Record excerpts:
• • • • •

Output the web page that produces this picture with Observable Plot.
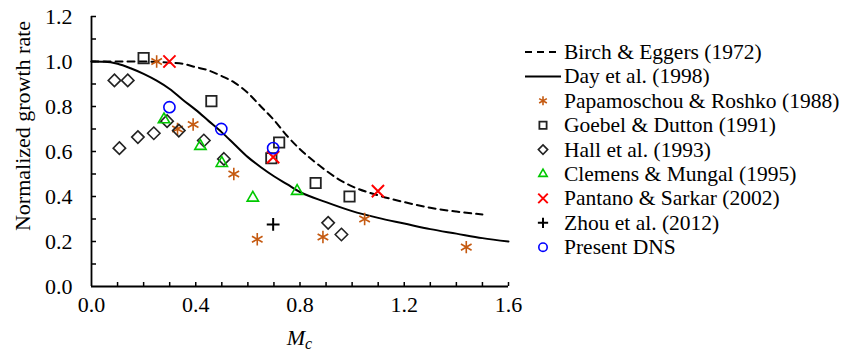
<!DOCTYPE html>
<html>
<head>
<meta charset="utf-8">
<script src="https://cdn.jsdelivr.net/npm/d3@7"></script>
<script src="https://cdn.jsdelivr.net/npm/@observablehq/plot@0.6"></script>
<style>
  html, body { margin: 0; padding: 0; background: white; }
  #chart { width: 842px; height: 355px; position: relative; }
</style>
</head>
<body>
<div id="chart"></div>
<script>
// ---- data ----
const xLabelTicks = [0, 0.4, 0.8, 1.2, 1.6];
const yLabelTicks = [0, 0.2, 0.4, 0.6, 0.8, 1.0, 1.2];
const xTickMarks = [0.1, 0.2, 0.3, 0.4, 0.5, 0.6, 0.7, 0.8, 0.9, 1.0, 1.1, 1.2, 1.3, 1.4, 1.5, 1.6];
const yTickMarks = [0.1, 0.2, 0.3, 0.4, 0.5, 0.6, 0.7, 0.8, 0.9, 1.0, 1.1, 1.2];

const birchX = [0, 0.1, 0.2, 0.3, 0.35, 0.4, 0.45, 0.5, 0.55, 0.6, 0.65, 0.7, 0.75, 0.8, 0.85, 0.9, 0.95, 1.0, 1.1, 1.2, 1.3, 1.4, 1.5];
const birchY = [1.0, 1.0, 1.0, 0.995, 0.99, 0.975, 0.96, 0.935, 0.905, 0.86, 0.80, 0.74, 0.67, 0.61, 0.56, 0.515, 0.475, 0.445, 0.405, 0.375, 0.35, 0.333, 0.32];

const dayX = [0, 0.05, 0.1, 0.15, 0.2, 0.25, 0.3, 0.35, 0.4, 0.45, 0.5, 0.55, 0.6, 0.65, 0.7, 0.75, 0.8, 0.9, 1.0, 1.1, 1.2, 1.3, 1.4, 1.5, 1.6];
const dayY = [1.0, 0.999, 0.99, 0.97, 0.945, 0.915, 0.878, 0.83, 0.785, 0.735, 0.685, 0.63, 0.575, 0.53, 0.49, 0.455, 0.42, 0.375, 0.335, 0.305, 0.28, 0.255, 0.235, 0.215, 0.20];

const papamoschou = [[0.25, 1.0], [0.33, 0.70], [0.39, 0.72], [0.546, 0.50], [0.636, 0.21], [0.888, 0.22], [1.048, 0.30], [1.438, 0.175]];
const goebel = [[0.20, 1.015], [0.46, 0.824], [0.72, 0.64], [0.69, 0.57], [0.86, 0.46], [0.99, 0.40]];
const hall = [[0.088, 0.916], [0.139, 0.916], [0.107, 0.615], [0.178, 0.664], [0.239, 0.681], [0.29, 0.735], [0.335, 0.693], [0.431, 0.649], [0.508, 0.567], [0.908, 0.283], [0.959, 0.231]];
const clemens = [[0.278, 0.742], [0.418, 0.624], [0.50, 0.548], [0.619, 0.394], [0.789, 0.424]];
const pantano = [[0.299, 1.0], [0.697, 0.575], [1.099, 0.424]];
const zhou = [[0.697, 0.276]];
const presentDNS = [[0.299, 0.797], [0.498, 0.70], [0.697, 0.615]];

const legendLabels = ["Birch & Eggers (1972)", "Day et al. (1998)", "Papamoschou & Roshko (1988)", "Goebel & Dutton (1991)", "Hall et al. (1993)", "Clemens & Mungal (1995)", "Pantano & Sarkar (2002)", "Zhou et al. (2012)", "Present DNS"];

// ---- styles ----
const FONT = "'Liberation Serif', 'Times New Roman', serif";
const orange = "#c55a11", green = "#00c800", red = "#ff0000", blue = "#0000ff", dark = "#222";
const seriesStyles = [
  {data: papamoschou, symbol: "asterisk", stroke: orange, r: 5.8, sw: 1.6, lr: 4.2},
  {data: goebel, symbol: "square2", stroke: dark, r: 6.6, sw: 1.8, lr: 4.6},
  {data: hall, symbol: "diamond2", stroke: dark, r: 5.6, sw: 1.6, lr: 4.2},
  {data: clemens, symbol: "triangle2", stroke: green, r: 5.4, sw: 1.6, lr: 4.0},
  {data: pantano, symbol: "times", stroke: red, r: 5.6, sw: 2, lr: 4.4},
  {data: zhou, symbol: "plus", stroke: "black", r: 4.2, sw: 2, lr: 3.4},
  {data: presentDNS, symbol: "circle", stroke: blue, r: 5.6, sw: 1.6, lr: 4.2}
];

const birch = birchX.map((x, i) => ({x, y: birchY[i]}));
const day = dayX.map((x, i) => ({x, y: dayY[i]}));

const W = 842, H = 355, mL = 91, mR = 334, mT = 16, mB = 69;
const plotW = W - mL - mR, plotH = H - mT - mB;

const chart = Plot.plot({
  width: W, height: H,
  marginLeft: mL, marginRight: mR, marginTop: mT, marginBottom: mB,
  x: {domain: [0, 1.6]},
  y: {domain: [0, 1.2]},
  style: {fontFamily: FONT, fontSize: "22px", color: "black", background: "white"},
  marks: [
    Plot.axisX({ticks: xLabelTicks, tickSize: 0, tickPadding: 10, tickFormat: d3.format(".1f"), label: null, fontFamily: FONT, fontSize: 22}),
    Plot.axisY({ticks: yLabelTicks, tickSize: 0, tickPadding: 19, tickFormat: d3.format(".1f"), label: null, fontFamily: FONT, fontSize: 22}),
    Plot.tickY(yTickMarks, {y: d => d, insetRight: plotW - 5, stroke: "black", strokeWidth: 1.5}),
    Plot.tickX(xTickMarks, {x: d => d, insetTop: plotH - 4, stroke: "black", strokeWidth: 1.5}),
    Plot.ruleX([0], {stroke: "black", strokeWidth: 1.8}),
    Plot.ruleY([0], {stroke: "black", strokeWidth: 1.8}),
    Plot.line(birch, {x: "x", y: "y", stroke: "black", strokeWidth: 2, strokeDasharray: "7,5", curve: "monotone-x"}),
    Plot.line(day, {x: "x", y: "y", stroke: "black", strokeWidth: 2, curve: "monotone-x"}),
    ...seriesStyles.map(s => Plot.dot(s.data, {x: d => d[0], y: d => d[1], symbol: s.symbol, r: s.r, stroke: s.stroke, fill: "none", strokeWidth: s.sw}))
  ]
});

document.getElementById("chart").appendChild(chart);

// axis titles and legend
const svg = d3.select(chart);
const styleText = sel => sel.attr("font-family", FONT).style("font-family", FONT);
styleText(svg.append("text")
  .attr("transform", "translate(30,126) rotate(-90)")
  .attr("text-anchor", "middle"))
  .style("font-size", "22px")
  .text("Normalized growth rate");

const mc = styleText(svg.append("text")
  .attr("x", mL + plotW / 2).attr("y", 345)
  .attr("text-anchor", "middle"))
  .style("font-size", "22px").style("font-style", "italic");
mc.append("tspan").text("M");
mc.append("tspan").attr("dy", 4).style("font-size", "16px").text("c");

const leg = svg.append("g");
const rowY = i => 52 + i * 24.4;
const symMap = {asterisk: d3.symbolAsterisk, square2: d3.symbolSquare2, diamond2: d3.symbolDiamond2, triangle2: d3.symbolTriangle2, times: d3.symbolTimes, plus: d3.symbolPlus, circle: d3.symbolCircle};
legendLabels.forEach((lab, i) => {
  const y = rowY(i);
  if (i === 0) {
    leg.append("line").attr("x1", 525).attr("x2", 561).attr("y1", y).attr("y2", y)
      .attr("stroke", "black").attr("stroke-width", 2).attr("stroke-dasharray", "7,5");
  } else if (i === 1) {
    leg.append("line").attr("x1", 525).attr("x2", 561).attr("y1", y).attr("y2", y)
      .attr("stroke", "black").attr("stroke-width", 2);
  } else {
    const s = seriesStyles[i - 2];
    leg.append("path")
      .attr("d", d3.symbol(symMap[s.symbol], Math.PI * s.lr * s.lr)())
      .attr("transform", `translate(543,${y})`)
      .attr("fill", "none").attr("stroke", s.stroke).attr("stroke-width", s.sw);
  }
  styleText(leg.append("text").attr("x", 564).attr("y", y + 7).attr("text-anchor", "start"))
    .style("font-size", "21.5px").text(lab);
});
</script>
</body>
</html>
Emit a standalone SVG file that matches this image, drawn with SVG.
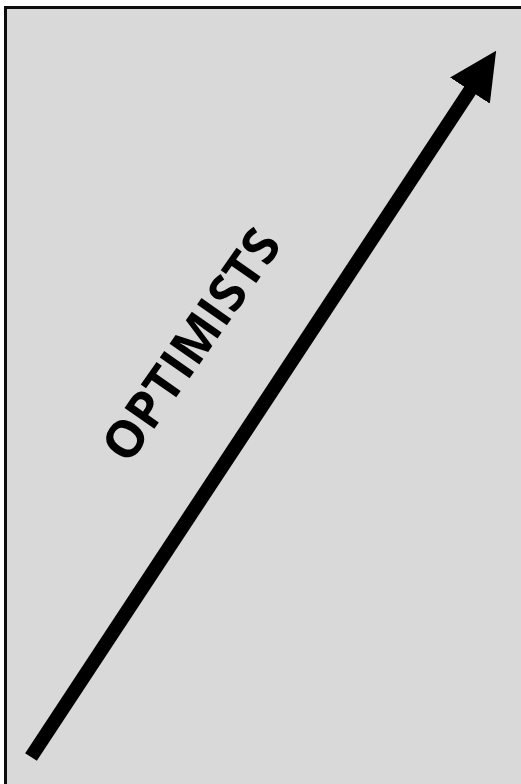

• • • • •

Task objective:
Repeat the listing above up to and including the line with "0.235, 0.215, 0.20];", starting from its first line. Drop any pictures.

Solved exercise:
Output the web page that produces this picture with Observable Plot.
<!DOCTYPE html>
<html>
<head>
<meta charset="utf-8">
<script src="https://cdn.jsdelivr.net/npm/d3@7"></script>
<script src="https://cdn.jsdelivr.net/npm/@observablehq/plot@0.6"></script>
<style>
  html, body { margin: 0; padding: 0; background: white; }
  #chart { width: 842px; height: 355px; position: relative; }
</style>
</head>
<body>
<div id="chart"></div>
<script>
// ---- data ----
const xLabelTicks = [0, 0.4, 0.8, 1.2, 1.6];
const yLabelTicks = [0, 0.2, 0.4, 0.6, 0.8, 1.0, 1.2];
const xTickMarks = [0.1, 0.2, 0.3, 0.4, 0.5, 0.6, 0.7, 0.8, 0.9, 1.0, 1.1, 1.2, 1.3, 1.4, 1.5, 1.6];
const yTickMarks = [0.1, 0.2, 0.3, 0.4, 0.5, 0.6, 0.7, 0.8, 0.9, 1.0, 1.1, 1.2];

const birchX = [0, 0.1, 0.2, 0.3, 0.35, 0.4, 0.45, 0.5, 0.55, 0.6, 0.65, 0.7, 0.75, 0.8, 0.85, 0.9, 0.95, 1.0, 1.1, 1.2, 1.3, 1.4, 1.5];
const birchY = [1.0, 1.0, 1.0, 0.995, 0.99, 0.975, 0.96, 0.935, 0.905, 0.86, 0.80, 0.74, 0.67, 0.61, 0.56, 0.515, 0.475, 0.445, 0.405, 0.375, 0.35, 0.333, 0.32];

const dayX = [0, 0.05, 0.1, 0.15, 0.2, 0.25, 0.3, 0.35, 0.4, 0.45, 0.5, 0.55, 0.6, 0.65, 0.7, 0.75, 0.8, 0.9, 1.0, 1.1, 1.2, 1.3, 1.4, 1.5, 1.6];
const dayY = [1.0, 0.999, 0.99, 0.97, 0.945, 0.915, 0.878, 0.83, 0.785, 0.735, 0.685, 0.63, 0.575, 0.53, 0.49, 0.455, 0.42, 0.375, 0.335, 0.305, 0.28, 0.255, 0.235, 0.215, 0.20];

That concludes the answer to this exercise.